2)Iceland was stable – low crime, strong education, strong stability in social and financial systems.
3)Multinational corporations such as Alcoa were then allowed to come into Iceland and install their business thereby disrupting the integrity of the system.
4)Three of their largest banks were privatised and in only five years, they combined to borrow a sum equal more than 10 times Iceland’s total GDP. Reckless borrowing and lax lending became commonplace.
5)A businessman named Jon Asgeir Johannesson, former head of the major retail company Bagur, is noted for taking out a loan amounting to billions of dollars.
Jon used this money to purchase investments such as other top retail businesses and consumer goods such as a $40m yacht and a fashionably designed private jet.
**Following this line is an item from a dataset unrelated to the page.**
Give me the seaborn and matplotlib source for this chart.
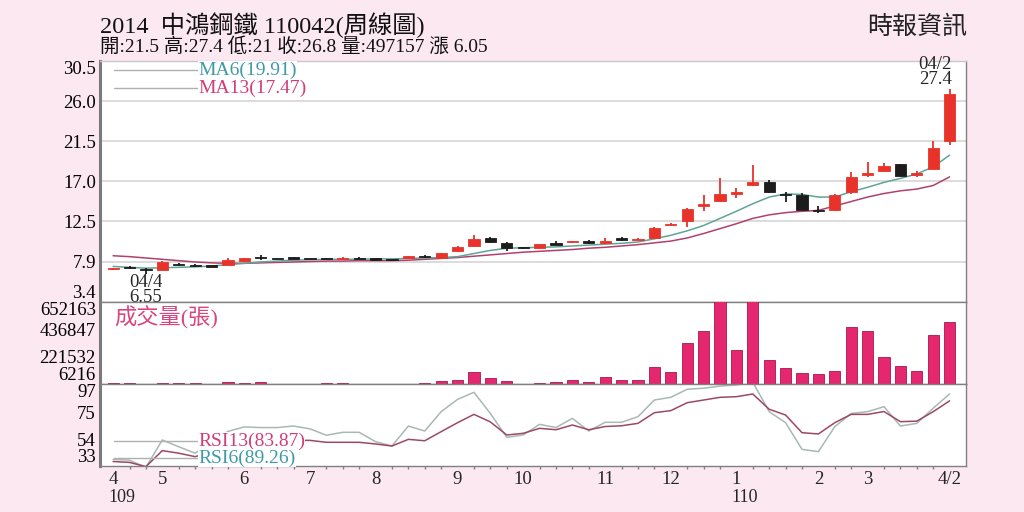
import numpy as np
import pandas as pd
import matplotlib
matplotlib.use("Agg")
import matplotlib.pyplot as plt
from matplotlib.lines import Line2D
import matplotlib.transforms as mtransforms
import seaborn as sns

# ---------------- data ----------------
weeks = list(range(52))
opens = [7.1, 7.3, 7.15, 7.05, 7.7, 7.6, 7.45, 7.6, 8.0, 8.4, 8.3, 8.35, 8.3, 8.3, 8.25, 8.3, 8.25, 8.2,
         8.3, 8.5, 8.4, 9.1, 9.7, 10.6, 10.0, 9.5, 9.5, 9.95, 10.1, 10.3, 10.0, 10.55, 10.4, 10.65, 12.05, 12.5,
         14.2, 14.8, 15.55, 16.6, 16.9, 15.55, 15.4, 13.7, 13.7, 15.75, 17.7, 18.15, 18.9, 17.75, 18.35, 21.5]
highs = [7.25, 7.45, 7.2, 8.0, 7.8, 7.65, 7.45, 8.4, 8.35, 8.65, 8.35, 8.5, 8.3, 8.35, 8.5, 8.45, 8.3, 8.2,
         8.6, 8.7, 8.95, 9.7, 10.9, 10.7, 10.1, 9.55, 9.95, 10.3, 10.3, 10.35, 10.6, 10.75, 10.6, 11.8, 12.3, 13.95,
         15.45, 17.3, 16.2, 18.8, 17.1, 15.8, 15.7, 14.2, 15.6, 18.0, 19.1, 19.0, 18.95, 18.1, 21.5, 27.4]
lows = [7.05, 7.15, 6.55, 7.0, 7.5, 7.35, 7.45, 7.55, 7.95, 8.15, 8.25, 8.3, 8.3, 8.2, 8.2, 8.25, 8.15, 8.2,
        8.25, 8.35, 8.35, 9.05, 9.6, 10.05, 9.15, 9.4, 9.45, 9.8, 10.05, 9.95, 9.95, 10.3, 10.35, 10.6, 11.9, 11.8,
        13.6, 14.7, 15.1, 16.5, 15.7, 14.6, 13.7, 13.4, 13.65, 15.6, 17.4, 18.0, 17.55, 17.5, 18.3, 21.0]
closes = [7.2, 7.3, 7.0, 7.95, 7.6, 7.4, 7.45, 8.1, 8.3, 8.4, 8.3, 8.35, 8.3, 8.25, 8.3, 8.3, 8.2, 8.2,
          8.55, 8.5, 8.9, 9.6, 10.45, 10.1, 9.45, 9.5, 9.9, 9.9, 10.25, 10.0, 10.3, 10.4, 10.5, 11.75, 12.1, 13.9,
          14.45, 15.55, 15.8, 16.85, 15.8, 15.45, 13.8, 13.6, 15.45, 17.5, 17.85, 18.7, 17.6, 17.85, 20.75, 26.8]
ma6 = [7.4, 7.3, 7.2, 7.25, 7.3, 7.35, 7.45, 7.6, 7.75, 7.9, 8.0, 8.1, 8.15, 8.2, 8.2, 8.2, 8.25, 8.25,
       8.3, 8.35, 8.4, 8.5, 8.85, 9.2, 9.45, 9.5, 9.55, 9.6, 9.7, 9.8, 9.9, 10.0, 10.15, 10.5, 10.9, 11.4,
       12.0, 12.8, 13.6, 14.45, 15.2, 15.55, 15.5, 15.2, 15.2, 15.8, 16.3, 16.85, 17.3, 17.8, 18.6, 19.91]
ma13 = [8.6, 8.5, 8.35, 8.2, 8.05, 7.9, 7.8, 7.75, 7.75, 7.8, 7.85, 7.9, 7.95, 8.0, 8.0, 8.05, 8.05, 8.05,
        8.1, 8.2, 8.3, 8.4, 8.55, 8.7, 8.85, 9.0, 9.1, 9.2, 9.3, 9.45, 9.55, 9.7, 9.85, 10.05, 10.25, 10.6,
        11.1, 11.65, 12.2, 12.8, 13.2, 13.45, 13.6, 13.7, 14.2, 14.7, 15.2, 15.6, 15.9, 16.1, 16.5, 17.47]
volume = [15000, 15000, 7000, 12000, 11000, 11000, 0, 24000, 15000, 20000, 0, 0, 0, 12000, 12000, 0, 0, 0,
          9000, 18000, 27000, 38000, 103000, 50000, 32000, 3000, 15000, 22000, 40000, 25000, 64000, 40000,
          38000, 137000, 103000, 326000, 424000, 700000, 274000, 700000, 192000, 129000, 90000, 82000,
          111000, 458000, 421000, 219000, 145000, 111000, 392000, 497157]
rsi6 = [38.2, 37.5, 32.0, 53.3, 48.0, 43.0, 52.0, 60.0, 63.5, 63.0, 63.0, 64.2, 62.0, 57.0, 59.3, 59.3, 52.0,
        48.6, 64.2, 60.3, 75.4, 85.0, 90.5, 74.0, 55.4, 57.2, 65.5, 63.0, 70.2, 60.3, 67.1, 67.1, 71.5, 84.5,
        86.6, 92.9, 93.7, 95.4, 96.2, 98.5, 75.4, 66.8, 46.0, 44.2, 63.7, 74.0, 75.4, 79.3, 64.2, 66.3, 78.1, 89.26]
rsi13 = [36.5, 35.8, 32.5, 45.0, 43.0, 40.3, 44.0, 48.0, 51.0, 52.0, 52.0, 53.0, 53.0, 51.5, 51.5, 51.5, 50.2,
         48.6, 53.8, 52.7, 59.8, 66.8, 73.3, 67.4, 57.2, 58.5, 62.4, 61.3, 65.0, 61.3, 63.8, 64.4, 66.3, 74.6,
         76.2, 82.4, 84.5, 86.6, 87.1, 89.2, 77.3, 72.8, 59.0, 58.0, 66.8, 73.3, 73.3, 75.5, 67.6, 68.0, 75.4, 83.87]

month_pos = [0, 3, 8, 12, 16, 21, 25, 30, 34, 38, 43, 46, 51]
month_labels = ['4', '5', '6', '7', '8', '9', '10', '11', '12', '1', '2', '3', '4/2']
year_pos = [0, 38]
year_labels = ['109', '110']
price_ticks = [3.4, 7.9, 12.5, 17.0, 21.5, 26.0, 30.5]
price_labels = ['3.4', '7.9', '12.5', '17.0', '21.5', '26.0', '30.5']
vol_ticks = [6216, 221532, 436847, 652163]
vol_labels = ['6216', '221532', '436847', '652163']
rsi_ticks = [33, 54, 75, 97]
rsi_labels = ['33', '54', '75', '97']

title_text = '2014  中鴻鋼鐵 110042(周線圖)'
info_text = '開:21.5 高:27.4 低:21 收:26.8 量:497157 漲 6.05'
source_text = '時報資訊'
ma6_label = 'MA6(19.91)'
ma13_label = 'MA13(17.47)'
vol_label = '成交量(張)'
rsi13_label = 'RSI13(83.87)'
rsi6_label = 'RSI6(89.26)'
high_note = ('04/2', '27.4')
low_note = ('04/4', '6.55')

# ---------------- style ----------------
sns.set_theme(style='white')
plt.rcParams['font.family'] = ['Liberation Serif', 'Noto Sans CJK TC', 'DejaVu Sans']
plt.rcParams['axes.unicode_minus'] = False

BG = '#fce8f0'
RED = '#e8332b'
BLACK = '#1c1c1c'
VOLC = '#e4276f'
VOLE = '#a8184c'
MA6C = '#5fa595'
MA13C = '#b2406e'
RSI6C = '#a9b8b4'
RSI13C = '#9c4868'
TEAL_T = '#3f9aa6'
PINK_T = '#d23c78'
SPINE = '#808080'

W, H = 1024, 512
fig = plt.figure(figsize=(W / 100, H / 100), dpi=100, facecolor=BG)


def rect(x0, y0, x1, y1):
    return [x0 / W, 1 - y1 / H, (x1 - x0) / W, (y1 - y0) / H]


axp = fig.add_axes(rect(100, 61, 966, 302))
axv = fig.add_axes(rect(100, 302, 966, 384), sharex=axp)
axr = fig.add_axes(rect(100, 384, 966, 466), sharex=axp)

df = pd.DataFrame({'week': weeks, 'open': opens, 'high': highs, 'low': lows, 'close': closes,
                   'ma6': ma6, 'ma13': ma13, 'volume': volume, 'rsi6': rsi6, 'rsi13': rsi13})

for ax in (axp, axv, axr):
    ax.set_facecolor('white')
    for s in ax.spines.values():
        s.set_color(SPINE)
        s.set_linewidth(1.0)
    ax.spines['left'].set_linewidth(2.2)
    ax.spines['left'].set_color('#7a7a7a')
    ax.tick_params(axis='y', length=0, pad=3, labelsize=13.5, colors='black')
    ax.grid(False)
axp.spines['top'].set_color('#c8c8c8')

# ---- price panel ----
for yv in price_ticks[1:-1]:
    axp.axhline(yv, color='#d9d9d9', lw=1.3, zorder=0)

sns.lineplot(data=df, x='week', y='ma13', ax=axp, color=MA13C, lw=1.1, zorder=2)
sns.lineplot(data=df, x='week', y='ma6', ax=axp, color=MA6C, lw=1.1, zorder=2)

up = df['close'] > df['open']
ccol = np.where(up, RED, BLACK)
raw_h = (df['close'] - df['open']).abs()
body_h = np.maximum(raw_h, 0.14)
body_lo = np.minimum(df['open'], df['close']) - (body_h - raw_h) / 2
axp.vlines(df['week'], df['low'], df['high'], colors=ccol, lw=1.3, zorder=3)
axp.bar(df['week'], body_h, bottom=body_lo, width=0.68, color=ccol, edgecolor=ccol, lw=0.6, zorder=4)

axp.set_ylim(3.4, 30.5)
axp.set_yticks(price_ticks)
axp.set_yticklabels(price_labels)
axp.set_xlabel('')
axp.set_ylabel('')
labs = axp.get_yticklabels()
labs[0].set_va('bottom')
labs[-1].set_va('top')

hi_idx = int(np.argmax(highs))
lo_idx = int(np.argmin(lows))
ptrans = mtransforms.blended_transform_factory(axp.transData, fig.transFigure)
axp.text(hi_idx + 0.15, 1 - 72 / H, high_note[0] + '\n' + high_note[1], transform=ptrans,
         ha='right', va='center', fontsize=13.5, linespacing=0.9, clip_on=False, zorder=6)
axp.text(lo_idx, 1 - 290 / H, low_note[0] + '\n' + low_note[1], transform=ptrans,
         ha='center', va='center', fontsize=13.5, linespacing=0.85, clip_on=False, zorder=6)

# ---- volume panel ----
sns.barplot(data=df, x='week', y='volume', ax=axv, native_scale=True, width=0.68, color=VOLC,
            saturation=1, edgecolor=VOLE, linewidth=0.6, errorbar=None, zorder=3)
axv.set_ylim(6216, 652163)
axv.set_yticks(vol_ticks)
axv.set_yticklabels(vol_labels)
axv.set_xlabel('')
axv.set_ylabel('')
vl = axv.get_yticklabels()
vl[0].set_va('bottom')
vl[-1].set_va('top')

# ---- RSI panel ----
sns.lineplot(data=df, x='week', y='rsi6', ax=axr, color=RSI6C, lw=1.1, zorder=2)
sns.lineplot(data=df, x='week', y='rsi13', ax=axr, color=RSI13C, lw=1.1, zorder=3)
axr.set_ylim(33, 97)
axr.set_yticks(rsi_ticks)
axr.set_yticklabels(rsi_labels)
axr.set_xlabel('')
axr.set_ylabel('')
rl = axr.get_yticklabels()
rl[0].set_va('bottom')
rl[-1].set_va('top')

# ---- x axis ----
axr.set_xlim(-0.8, 52.0)
axr.set_xticks(month_pos)
axr.set_xticklabels(month_labels)
axr.set_xticks(weeks, minor=True)
axr.tick_params(axis='x', which='major', length=3.5, width=1, color=SPINE, pad=0.0, labelsize=13.5)
axr.tick_params(axis='x', which='minor', length=2.5, width=1, color=SPINE, bottom=True)
for ax in (axp, axv):
    ax.tick_params(axis='x', which='both', bottom=False, labelbottom=False)
ytrans = mtransforms.blended_transform_factory(axr.transData, fig.transFigure)
for p, t in zip(year_pos, year_labels):
    axr.text(p - 0.3, 1 - 498 / H, t, transform=ytrans, ha='left', va='center', fontsize=13,
             clip_on=False)


# ---- header and legends (figure pixel coords) ----
def fx(px):
    return px / W


def fy(py):
    return 1 - py / H


fig.text(fx(100), fy(25), title_text, ha='left', va='center', fontsize=17.5, color='#111111')
fig.text(fx(100), fy(46.5), info_text, ha='left', va='center', fontsize=14, color='#111111')
fig.text(fx(967), fy(27), source_text, ha='right', va='center', fontsize=18,
         family=['Noto Sans CJK TC'], color='#222222')

for (y, lab, col) in [(70, ma6_label, TEAL_T), (88, ma13_label, PINK_T),
                      (441, rsi13_label, PINK_T), (458, rsi6_label, TEAL_T)]:
    fig.add_artist(Line2D([fx(114), fx(198)], [fy(y), fy(y)], color='#b0b0b0', lw=1.0,
                          transform=fig.transFigure))
    fig.text(fx(198), fy(y), lab, ha='left', va='center', fontsize=14, color=col,
             bbox=dict(facecolor='white', edgecolor='none', pad=0.3))

fig.text(fx(114), fy(318), vol_label, ha='left', va='center', fontsize=16, color='#d8457f')

fig.savefig('out.png', dpi=100, facecolor=BG)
6)Beginning with the introduction of Alcoa into Iceland, whose aluminum plants were colonizing some of the richest portions of Iceland’s greenery and continuing with various provisions of deregulation such as bank privatisation and lax requirements for bank loans – some of which were massive – the dominion of finance was interfacing Iceland.
Gylfi Zoega, Professor of Economics at the University of Iceland, comments on this financial possession by stating simply, “Finance took over, and uh, more or less wrecked the place.”
7)Credit rating agencies analyzed a vastly overleveraged and indebted Iceland and, reflecting a pattern throughout the global financial system, gave Iceland a satisfactory or spectacular rating.
Sigridur Benediktsdottir, member of the special investigative committee of the Icelandic Parliament says regarding the three Icelandic banks that combined to borrow over ten times Iceland’s entire GDP, “In February 2007, the rating agency decided to upgrade the banks to the highest possible rating – triple A.”